Did fair-value accounting contribute to the financial crisis?

10 July 2014

Since the beginning of the financial crisis, many critics have argued that fair-value accounting (e.g. IFRS) has amplified the crisis and increased financial instability. Under fair-value accounting standards, bank assets or liabilities are marked to market: that is, they are declared according to current market prices instead of book values. Thus, all gains and losses are immediately recognized in income statements. At a CFS Colloquium on 8 July, Christian Leuz, Joseph Sondheimer Professor of International Economics, Finance and Accounting at the University of Chicago Booth School of Business and CFS Research Fellow, nevertheless cited empirical evidence to make the case that fair-value accounting did not contribute to the crisis. Indeed, recent empirical analyses have not found a strong link between financial reporting standards and financial stability.

Leuz explained that financial accounting provides information for prudential regulation, market participants as well as for bank management. For example, regulators look at financial accounting figures when deciding on capital requirements for banks, and bank managers rely on this data when taking risk management decisions. However, Leuz warned, we should not overestimate the importance of accounting data. Financial reporting is usually not the only source of information available; indeed, regulators often make significant adjustments to the reported numbers for their own purposes (e.g. applying prudential filters). Similarly, investors do not solely rely on accounting information, but also consider other factors such as the overall macroeconomic situation, analyst reports or newspaper articles. Thus, Leuz concluded, these numbers have no significant effect on financial stability.

Empirical studies have shown that, before the crisis, bank assets were often overvalued in accounting reports; hence, according to Leuz, the crisis saw no excessive write-downs, but rather the write-downs that did occur served simply to mark the value of these assets closer to their fundamental value. Although there might have been downward spirals or asset fire sales in certain markets, evidence suggests that these effects were not due to the use of fair-value accounting standards. During the crisis, banks usually did not report their real exposures, and disclosures were mostly made quite late. As examples, Leuz mentioned the cases of IKB and Sachsen LB, both of which issued press releases assuring markets that they had no problems just days before being bailed out. According to Leuz, such a lack of transparency contributes to financial instability as much as the disclosure of negative information on banks.

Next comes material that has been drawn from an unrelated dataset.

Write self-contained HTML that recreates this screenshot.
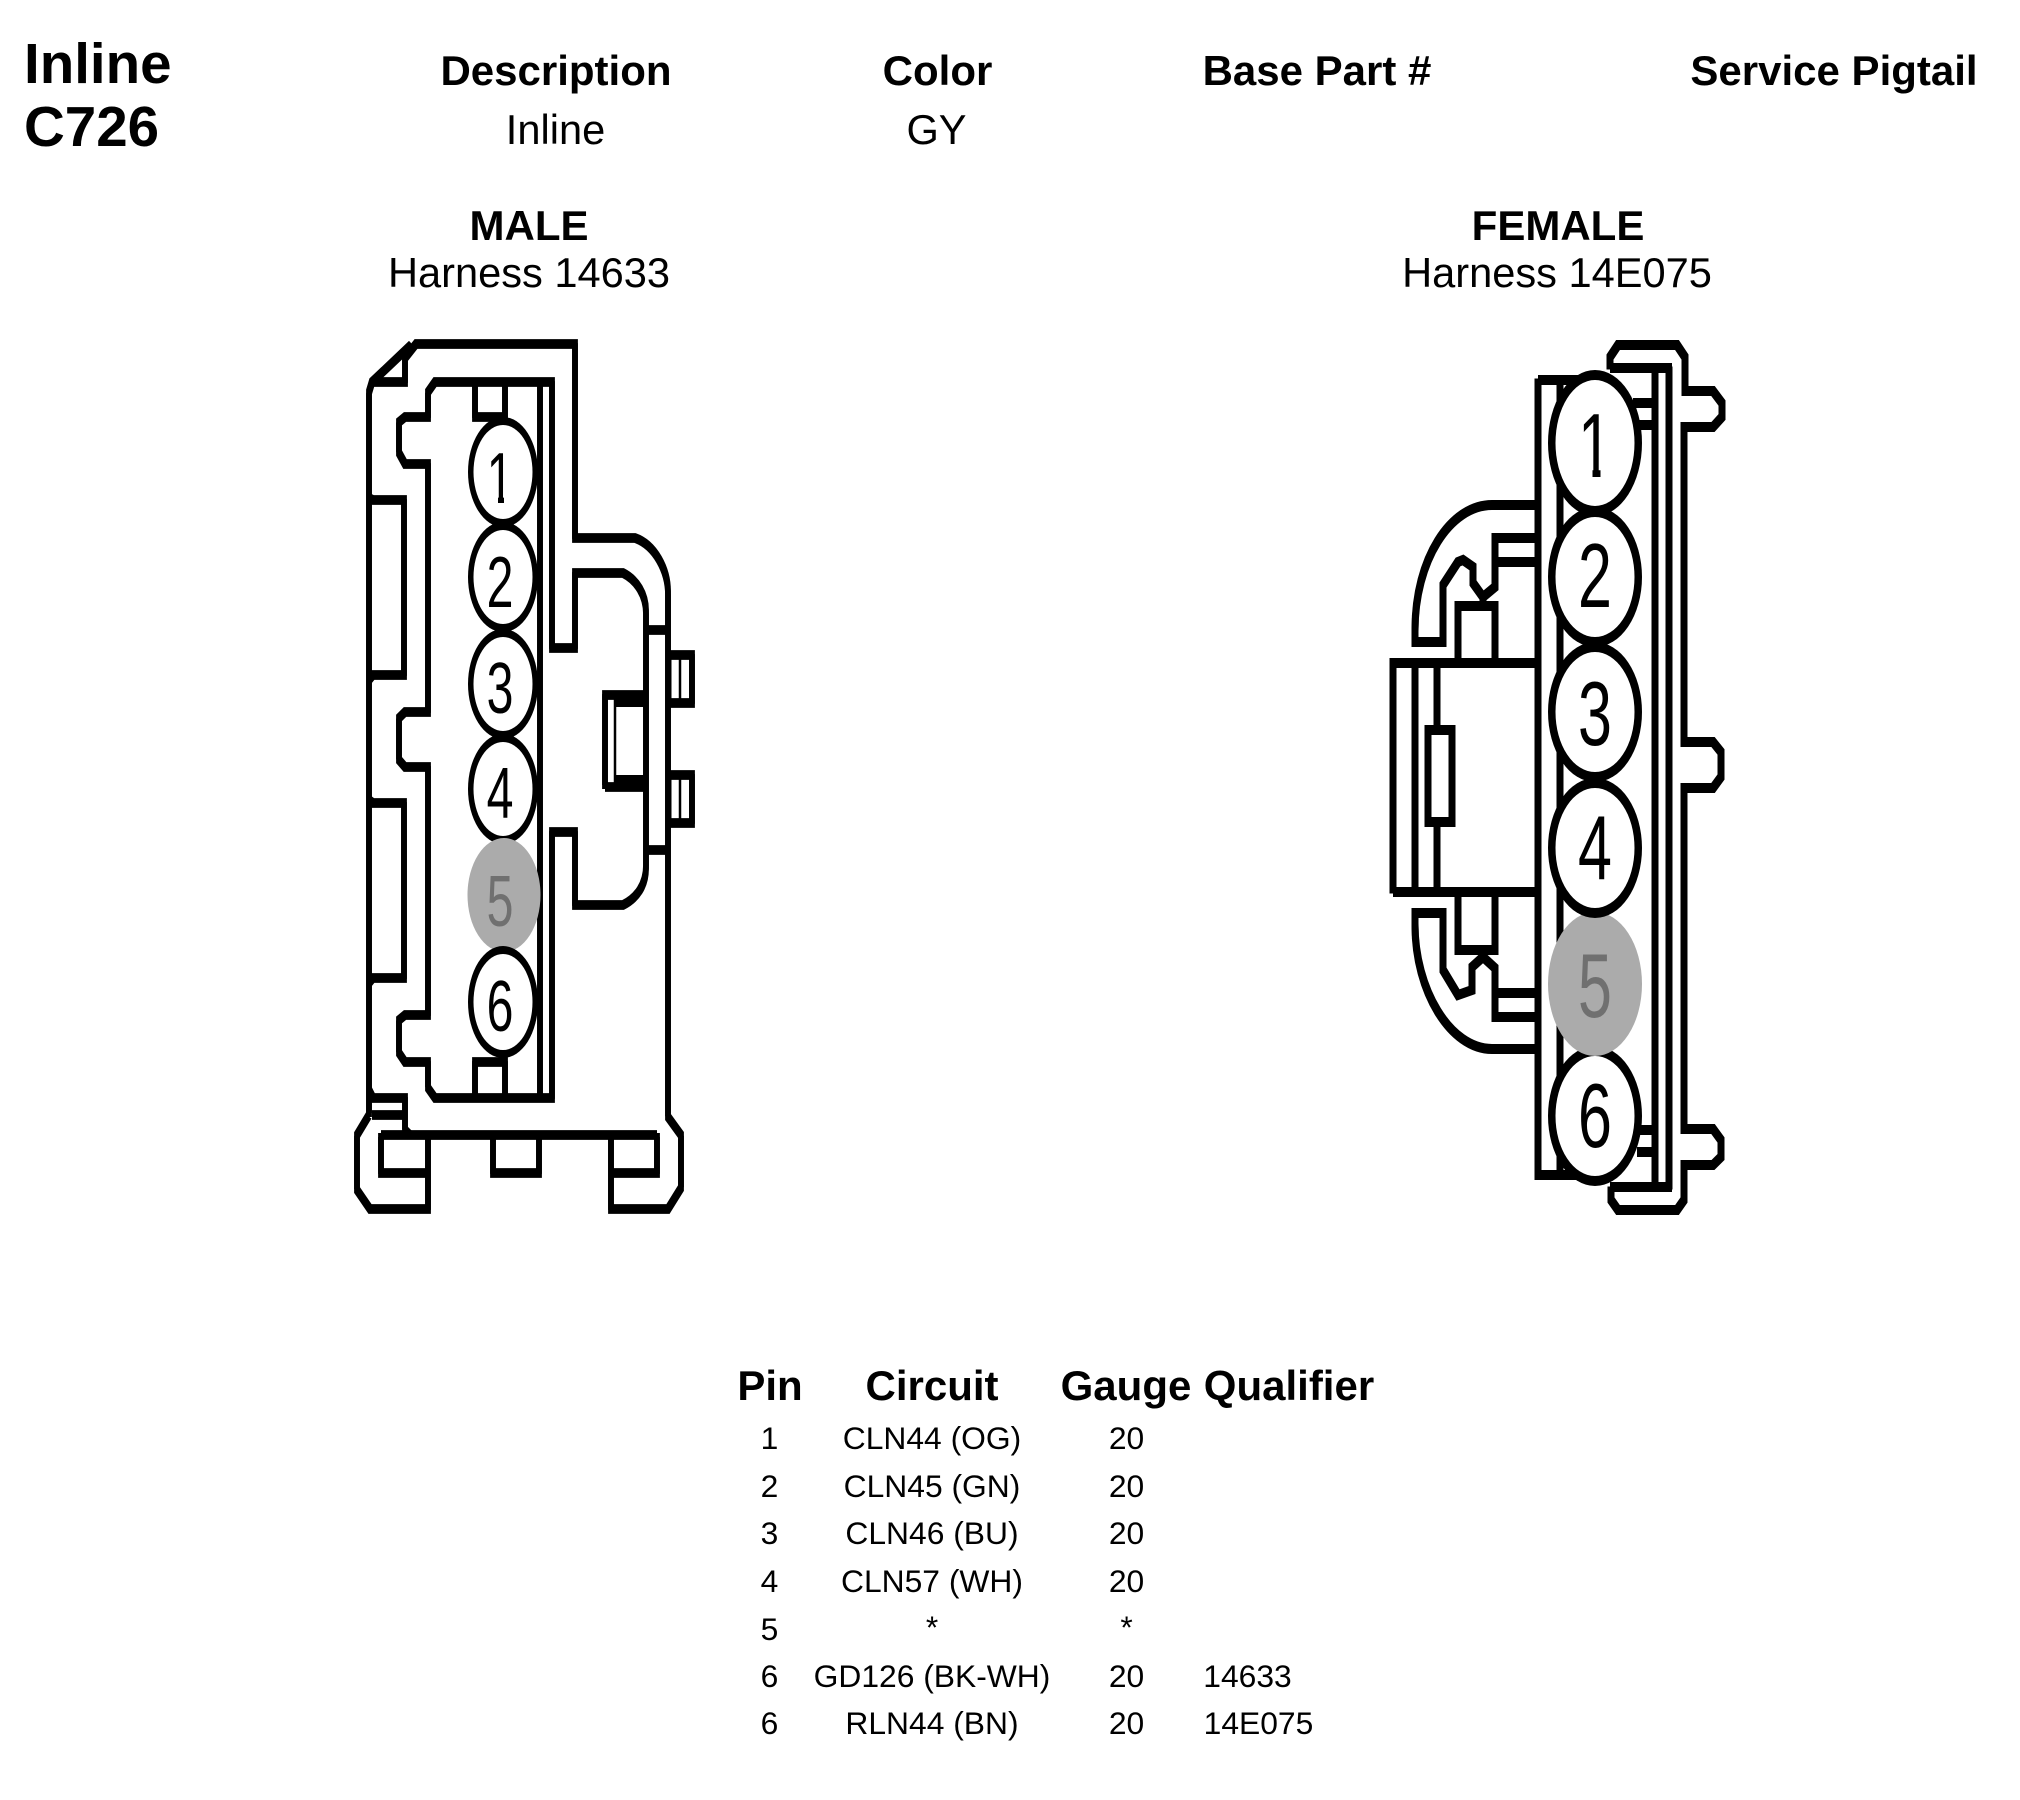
<!DOCTYPE html>
<html>
<head>
<meta charset="utf-8">
<style>
html,body{margin:0;padding:0;background:#fff}
svg{display:block}
text{font-family:"Liberation Sans",Arial,sans-serif;fill:#000}
.h{font-size:42px;font-weight:700;text-anchor:middle}
.n{font-size:41.6px;text-anchor:middle}
.t{font-size:56.5px;font-weight:700}
.r{font-size:31.8px;text-anchor:middle}
.s{fill:none;stroke:#000;stroke-linejoin:miter;stroke-linecap:butt}
</style>
</head>
<body>
<svg width="2020" height="1800" viewBox="0 0 2020 1800" xmlns="http://www.w3.org/2000/svg">
<rect width="2020" height="1800" fill="#fff"/>
<defs>
<g id="male" class="s" stroke-width="5.8">
<path d="M369 1115V392L372 382L411 345"/>
<path d="M372 382H405V358L416 344H575V538H635C655 545 668 570 668 593V1117L681 1135V1188L668 1209H611V1135"/>
<path d="M428 1135V1209H370L357 1190V1135L369 1115"/>
<path d="M381 1135H657"/>
<path d="M381 1135V1173H428"/>
<path d="M611 1173H657V1135"/>
<path d="M493 1135V1173H539V1135"/>
<path d="M369 498L373 500H404V675H373L369 680"/>
<path d="M369 800L373 803H404V978H373L369 983"/>
<path d="M369 1090L373 1098H405V1130L410 1135"/>
<path d="M372 1115H405"/>
<path d="M435 382H552V648H575V573H623C637 580 646 595 646 612V867C646 885 637 898 623 905H575V832H552V1098H435L428 1088V1062H405L399 1053V1020L405 1015H428V767H405L399 760V718L405 712H428V464H405L399 453V422L405 417H428V392Z"/>
<path d="M540 382V1098"/>
<path d="M475 382V417H505V382"/>
<path d="M475 1098V1062H505V1098"/>
<path d="M646 630H669"/>
<path d="M646 850H669"/>
<path d="M669 655H692V703H669"/>
<path d="M669 775H692V823H669"/>
<path d="M605 787V695H646"/>
<path d="M605 787H646"/>
</g>
<g id="female" class="s" stroke-width="7">
<path d="M1538 380H1600M1538 380V1175H1600"/>
<path d="M1560 380V1175"/>
<path d="M1655 367V1188"/>
<path d="M1669 368V1188"/>
<path d="M1610 368H1672M1610 1187H1672"/>
<path d="M1610 368V357L1618 345H1677L1685 357V391H1713L1722 403V417L1713 427H1684V742H1713L1721 752V777L1713 788H1684V1129H1713L1721 1140V1157L1713 1165H1684V1200L1677 1210H1618L1611 1200V1188"/>
<path d="M1633 403H1655M1633 425H1655M1637 1130H1655M1637 1152H1655"/>
<path d="M1538 505H1492C1450 505 1415 560 1415 630V642H1443V585L1458 562L1463 560L1473 567V583L1483 597L1495 587V538H1538"/>
<path d="M1495 562H1538"/>
<path d="M1483 597V606"/>
<path d="M1458 663V606H1495V663"/>
<path d="M1393 892V663H1538"/>
<path d="M1393 892H1538"/>
<path d="M1415 663V892"/>
<path d="M1437 663V730M1437 822V892"/>
<path d="M1428 730H1452V822H1428Z"/>
<path d="M1458 892V950H1495V892"/>
<path d="M1538 1049H1492C1450 1049 1415 990 1415 925V913H1443V970L1458 995L1472 990V967L1483 957L1495 968V1017H1538"/>
<path d="M1495 993H1538"/>
</g>
</defs>

<text class="t" x="24" y="83">Inline</text>
<text class="t" x="24" y="146">C726</text>
<text class="h" x="556" y="85">Description</text>
<text class="h" x="937.5" y="85">Color</text>
<text class="h" x="1317" y="85">Base Part #</text>
<text class="h" x="1834" y="85">Service Pigtail</text>
<text class="n" x="555.5" y="144">Inline</text>
<text class="n" x="936.5" y="144">GY</text>
<text class="h" x="529" y="240">MALE</text>
<text class="n" x="529" y="287">Harness 14633</text>
<text class="h" x="1558" y="240">FEMALE</text>
<text class="n" x="1557" y="287">Harness 14E075</text>

<!-- male connector -->
<use href="#male" y="-2"/>
<use href="#male" y="2"/>
<path d="M669 655V703M669 775V823" stroke="#000" stroke-width="5" fill="none"/>
<path d="M680 655V703M680 775V823M615 695V787" stroke="#000" stroke-width="2.5" fill="none"/>
<rect x="615" y="693" width="31" height="14"/>
<rect x="615" y="775" width="31" height="14"/>

<g>
<ellipse cx="503" cy="472" rx="35" ry="55"/><ellipse cx="503" cy="472" rx="29.5" ry="47" fill="#fff"/>
<ellipse cx="503" cy="577" rx="35" ry="55"/><ellipse cx="503" cy="577" rx="29.5" ry="47" fill="#fff"/>
<ellipse cx="503" cy="684" rx="35" ry="55"/><ellipse cx="503" cy="684" rx="29.5" ry="47" fill="#fff"/>
<ellipse cx="503" cy="789" rx="35" ry="55"/><ellipse cx="503" cy="789" rx="29.5" ry="47" fill="#fff"/>
<ellipse cx="504" cy="895" rx="36.5" ry="57" fill="#ababab"/>
<ellipse cx="503" cy="1002" rx="35" ry="56"/><ellipse cx="503" cy="1002" rx="29.5" ry="48" fill="#fff"/>
</g>
<g font-size="72" text-anchor="middle">
<text transform="translate(500 503) scale(.67 1)">1</text>
<rect x="485" y="497" width="13" height="8" fill="#fff"/><rect x="504" y="497" width="13" height="8" fill="#fff"/>
<text transform="translate(500 607) scale(.67 1)">2</text>
<text transform="translate(500 713) scale(.67 1)">3</text>
<text transform="translate(500 818) scale(.67 1)">4</text>
<text transform="translate(500 926) scale(.67 1)" style="fill:#707070">5</text>
<text transform="translate(500 1031) scale(.67 1)">6</text>
</g>

<!-- female connector -->
<use href="#female" y="-1.5"/>
<use href="#female" y="1.5"/>
<g>
<ellipse cx="1595" cy="1116" rx="47" ry="70"/><ellipse cx="1595" cy="1116" rx="39.5" ry="60" fill="#fff"/>
<ellipse cx="1595" cy="984" rx="47" ry="72" fill="#ababab"/>
<ellipse cx="1595" cy="443" rx="47" ry="73"/><ellipse cx="1595" cy="443" rx="39.5" ry="63" fill="#fff"/>
<ellipse cx="1595" cy="577" rx="47" ry="70"/><ellipse cx="1595" cy="577" rx="39.5" ry="60" fill="#fff"/>
<ellipse cx="1595" cy="712" rx="47" ry="70"/><ellipse cx="1595" cy="712" rx="39.5" ry="60" fill="#fff"/>
<ellipse cx="1595" cy="848" rx="47" ry="70"/><ellipse cx="1595" cy="848" rx="39.5" ry="60" fill="#fff"/>
</g>
<g font-size="91" text-anchor="middle">
<text transform="translate(1595 477) scale(.67 1)">1</text>
<rect x="1578" y="469" width="14.5" height="10" fill="#fff"/><rect x="1600.5" y="469" width="14.5" height="10" fill="#fff"/>
<text transform="translate(1595 607) scale(.67 1)">2</text>
<text transform="translate(1595 745) scale(.67 1)">3</text>
<text transform="translate(1595 879) scale(.67 1)">4</text>
<text transform="translate(1595 1017) scale(.67 1)" style="fill:#707070">5</text>
<text transform="translate(1595 1147) scale(.67 1)">6</text>
</g>

<!-- pin table -->
<text class="h" x="770" y="1400">Pin</text>
<text class="h" x="932" y="1400">Circuit</text>
<text class="h" x="1126" y="1400">Gauge</text>
<text class="h" x="1289" y="1400">Qualifier</text>

<g>
<text class="r" x="769.5" y="1449">1</text><text class="r" x="932" y="1449">CLN44 (OG)</text><text class="r" x="1126.5" y="1449">20</text>
<text class="r" x="769.5" y="1497">2</text><text class="r" x="932" y="1497">CLN45 (GN)</text><text class="r" x="1126.5" y="1497">20</text>
<text class="r" x="769.5" y="1544">3</text><text class="r" x="932" y="1544">CLN46 (BU)</text><text class="r" x="1126.5" y="1544">20</text>
<text class="r" x="769.5" y="1592">4</text><text class="r" x="932" y="1592">CLN57 (WH)</text><text class="r" x="1126.5" y="1592">20</text>
<text class="r" x="769.5" y="1640">5</text><text class="r" x="932" y="1638">*</text><text class="r" x="1126.5" y="1638">*</text>
<text class="r" x="769.5" y="1687">6</text><text class="r" x="932" y="1687">GD126 (BK-WH)</text><text class="r" x="1126.5" y="1687">20</text><text class="r" x="1247.5" y="1687">14633</text>
<text class="r" x="769.5" y="1734">6</text><text class="r" x="932" y="1734">RLN44 (BN)</text><text class="r" x="1126.5" y="1734">20</text><text class="r" x="1258.5" y="1734">14E075</text>
</g>
</svg>
</body>
</html>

Finally, Leuz argued that historical cost accounting (e.g. HGB) – accounting standards valuing assets at their original acquisition costs instead of at current market prices – does not make any difference for financial stability, and does not result in lower leverage compared to fair-value accounting. For example, though several German banks that got into trouble during the crisis, like IKB or HRE, were regulated based on German historical cost accounting standards rather than fair-value accounting standards, these banks were just as highly leveraged as their peers. In Leuz’s view, capital requirements can contribute more to avoiding high leverage than any specific accounting rules.